Tuttavia, osservando il fatto che la firma di almeno uno degli accordi tra Asmara e Addis Abeba nel mese di settembre si è svolta in Arabia Saudita, gli Emirati Arabi Uniti (Eau) hanno svolto un ruolo nel facilitare i colloqui. Nel frattempo, l’Arabia Saudita e gli Emirati Arabi continuano a condurre una brutale guerra imperialista nello Yemen. Queste monarchie sono famose per aver violato i diritti politici e umani dei propri cittadini e residenti.
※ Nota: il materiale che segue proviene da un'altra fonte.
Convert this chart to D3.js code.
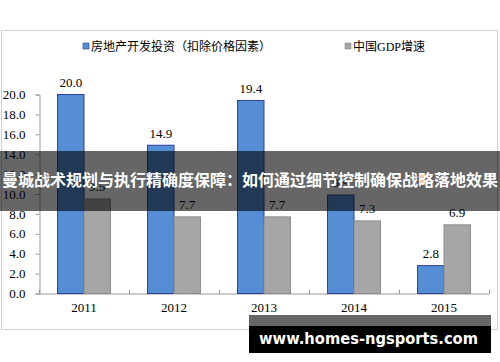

Le motivazioni per questo riavvicinamento nel Corno d’Africa offrono la possibilità di forti benefici finanziari per Abu Dhabi e Riyadh attraverso la costruzione di un oleodotto nella regione. Anche considerazioni militari e gli sforzi per isolare la Repubblica islamica dell’Iran con il coltivare relazioni diplomatiche con il Sudan, l’Eritrea, l’Etiopia e Gibuti possono solo servire gli interessi di Washington e dei suoi alleati tra le monarchie del Golfo.
Nella sua agenda anti-Iran, Riyadh ha cercato assistenza agli ex alleati dell’Iran, Sudan ed Eritrea, che avevano rafforzato i legami con Teheran mentre tutti e tre i Paesi erano soggetti a sanzioni internazionali: a partire dagli anni ’90 infatti, il Sudan aveva iniziato a costruire la propria industria della difesa con l’assistenza e il know-how iraniani, mentre l’Eritrea aveva offerto l’uso del suo porto, Assab, alla marina iraniana. Nel 2014, tuttavia, entrambi i Paesi hanno espulso i diplomatici iraniani. Un anno dopo, entrambi hanno concordato di fornire truppe e risorse per la guerra nello Yemen.
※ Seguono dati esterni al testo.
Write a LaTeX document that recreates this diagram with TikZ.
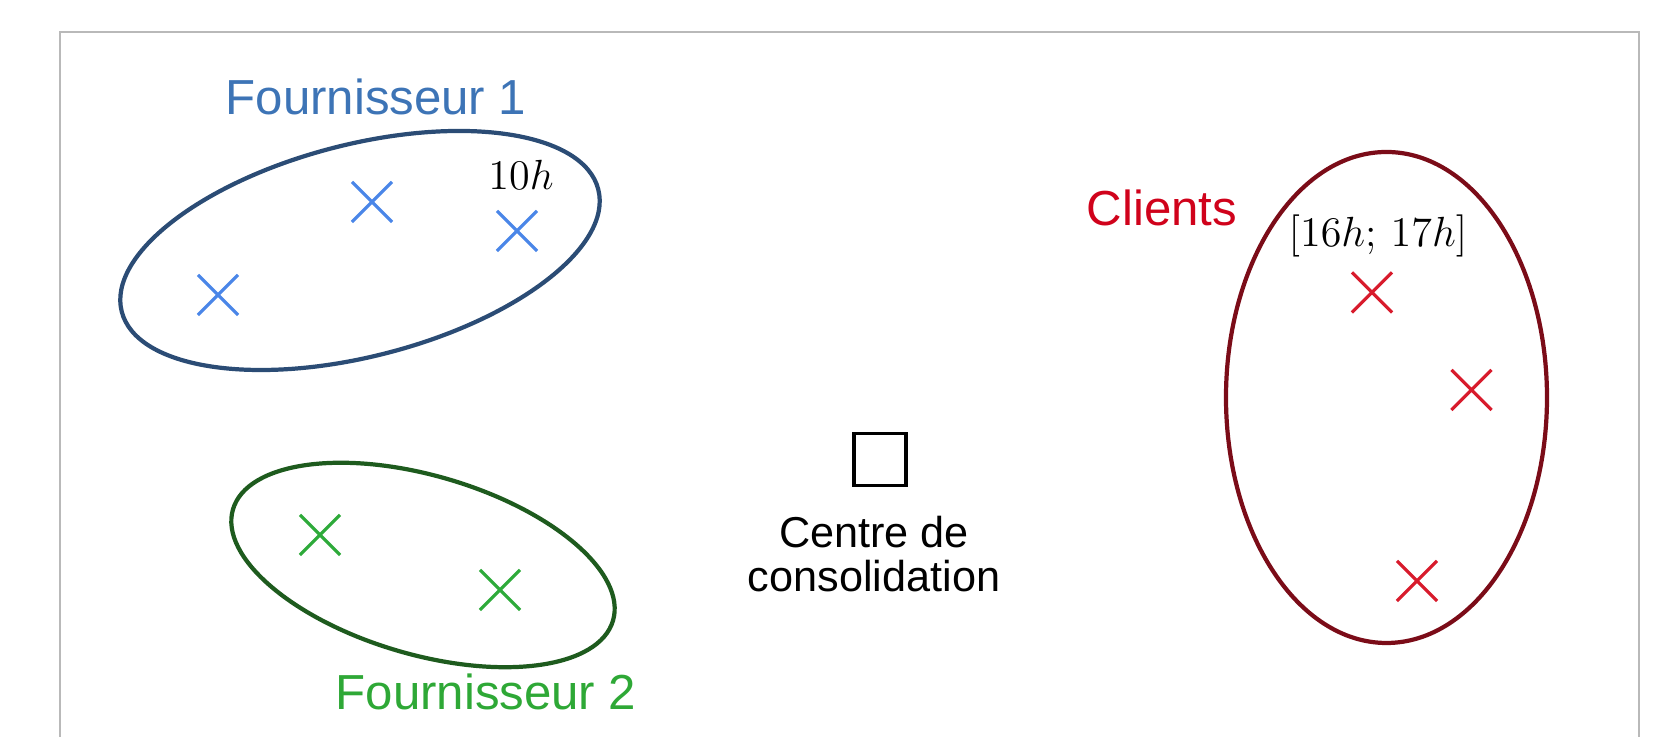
\documentclass[tikz,border=0pt]{standalone}
\usepackage{fontspec}
\setsansfont{Liberation Sans}
\usetikzlibrary{positioning, shapes.misc}

\definecolor{supOneText}{HTML}{3D74B6}
\definecolor{supOneEdge}{HTML}{2B4C75}
\definecolor{supOneMark}{HTML}{4A86E8}
\definecolor{supTwoText}{HTML}{2EA836}
\definecolor{supTwoEdge}{HTML}{1E5B1E}
\definecolor{supTwoMark}{HTML}{2EAA3A}
\definecolor{clientText}{HTML}{D0021B}
\definecolor{clientEdge}{HTML}{7B0C18}
\definecolor{clientMark}{HTML}{D81B2C}

\begin{document}
\begin{tikzpicture}[
    grouplabel/.style={font=\sffamily\fontsize{14}{17}\selectfont, inner sep=0pt, anchor=base},
    hourlabel/.style={font=\fontsize{12.6}{15}\selectfont, inner sep=0pt, anchor=base},
    xmark/.style={cross out, draw, minimum size=3.7mm, inner sep=0pt, line width=0.9pt},
    zone/.style={line width=1.2pt}
]

\useasboundingbox (0,0) rectangle (16.67,7.37);

% Open frame
\draw[gray!55, line width=0.4pt] (0.60,0) -- (0.60,7.05) -- (16.39,7.05) -- (16.39,0);

% Fournisseur 1
\draw[zone, supOneEdge, rotate around={14.4:(3.60,4.865)}] (3.60,4.865) ellipse (2.46 and 1.06);
\node[grouplabel, text=supOneText] (sup1) at (3.76,6.22) {Fournisseur 1};
\node[xmark, draw=supOneMark] (s1a) at (2.18,4.42) {};
\node[xmark, draw=supOneMark] (s1b) at (3.72,5.35) {};
\node[xmark, draw=supOneMark] (s1c) at (5.17,5.06) {};
\node[hourlabel] (h1) at (5.21,5.47) {$10h$};

% Fournisseur 2
\draw[zone, supTwoEdge, rotate around={-16.3:(4.23,1.72)}] (4.23,1.72) ellipse (1.98 and 0.894);
\node[grouplabel, text=supTwoText] (sup2) at (4.86,0.27) {Fournisseur 2};
\node[xmark, draw=supTwoMark] (s2a) at (3.20,2.02) {};
\node[xmark, draw=supTwoMark] (s2b) at (5.00,1.47) {};

% Clients
\draw[zone, clientEdge] (13.865,3.395) ellipse (1.605 and 2.455);
\node[grouplabel, text=clientText] (cli) at (11.62,5.11) {Clients};
\node[xmark, draw=clientMark] (c1) at (13.72,4.445) {};
\node[xmark, draw=clientMark] (c2) at (14.715,3.47) {};
\node[xmark, draw=clientMark] (c3) at (14.17,1.56) {};
\node[hourlabel] (h2) at (13.78,4.90) {$[16h;\,17h]$};

% Centre de consolidation
\node[draw, line width=1.1pt, minimum size=5.2mm, inner sep=0pt] (depot) at (8.80,2.775) {};
\node[below=2.8mm of depot, xshift=-0.6mm, align=center, inner sep=0pt,
      font=\sffamily\fontsize{12.3}{12.4}\selectfont] (depotname) {Centre de\\consolidation};

\end{tikzpicture}
\end{document}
Yemen, il genocidio nel Corno d’Africa
Gli Emirati Arabi Uniti si sono assunti di fatto la responsabilità delle operazioni nel sud dello Yemen e si sono rapidamente trovati nella necessità di una base navale e aerea lungo il Mar Rosso. Il candidato naturale era Gibuti, dove Dp World, una holding di proprietà di Dubai, aveva costruito il porto. A quel punto, tuttavia, le relazioni di Abu Dhabi con Gibuti si andavano inasprendo per le accuse di corruzione legate al contratto di Dp World (accuse contestate daDp World ). I funzionari dei due Paesi hanno avuto un calo nel mese di aprile 2015, quando gli Emirati Arabi Uniti, con l’infrastruttura di Dp World, hanno cercato di utilizzare Gibuti come trampolino di lancio militare nello Yemen. La coalizione guidata dai sauditi si è rivolta a un altro porto, Assab in Eritrea. Riyadh ha firmato un accordo sulla sicurezza anche ad aprile per usare Assab, lasciando ad Abu Dhabi il compito di concludere i termini dell’accordo.
Rimane il fatto che Gibuti è il principale avamposto di Africom nel continente. Migliaia di truppe statunitensi sono di stanza a Camp Lemonnier, che è anche utilizzato da Francia, Italia, Spagna e Giappone. La Repubblica popolare cinese ha una piccola presenza a Gibuti al solo scopo di rifornire le sue truppe coinvolte nelle operazioni di mantenimento della pace nella regione.Tutti questi governi capitalisti occidentali sono lì per promuovere le loro strategie di sfruttamento e contenimento, che sono divergenti dagli interessi delle masse di persone nel continente e nella penisola arabica.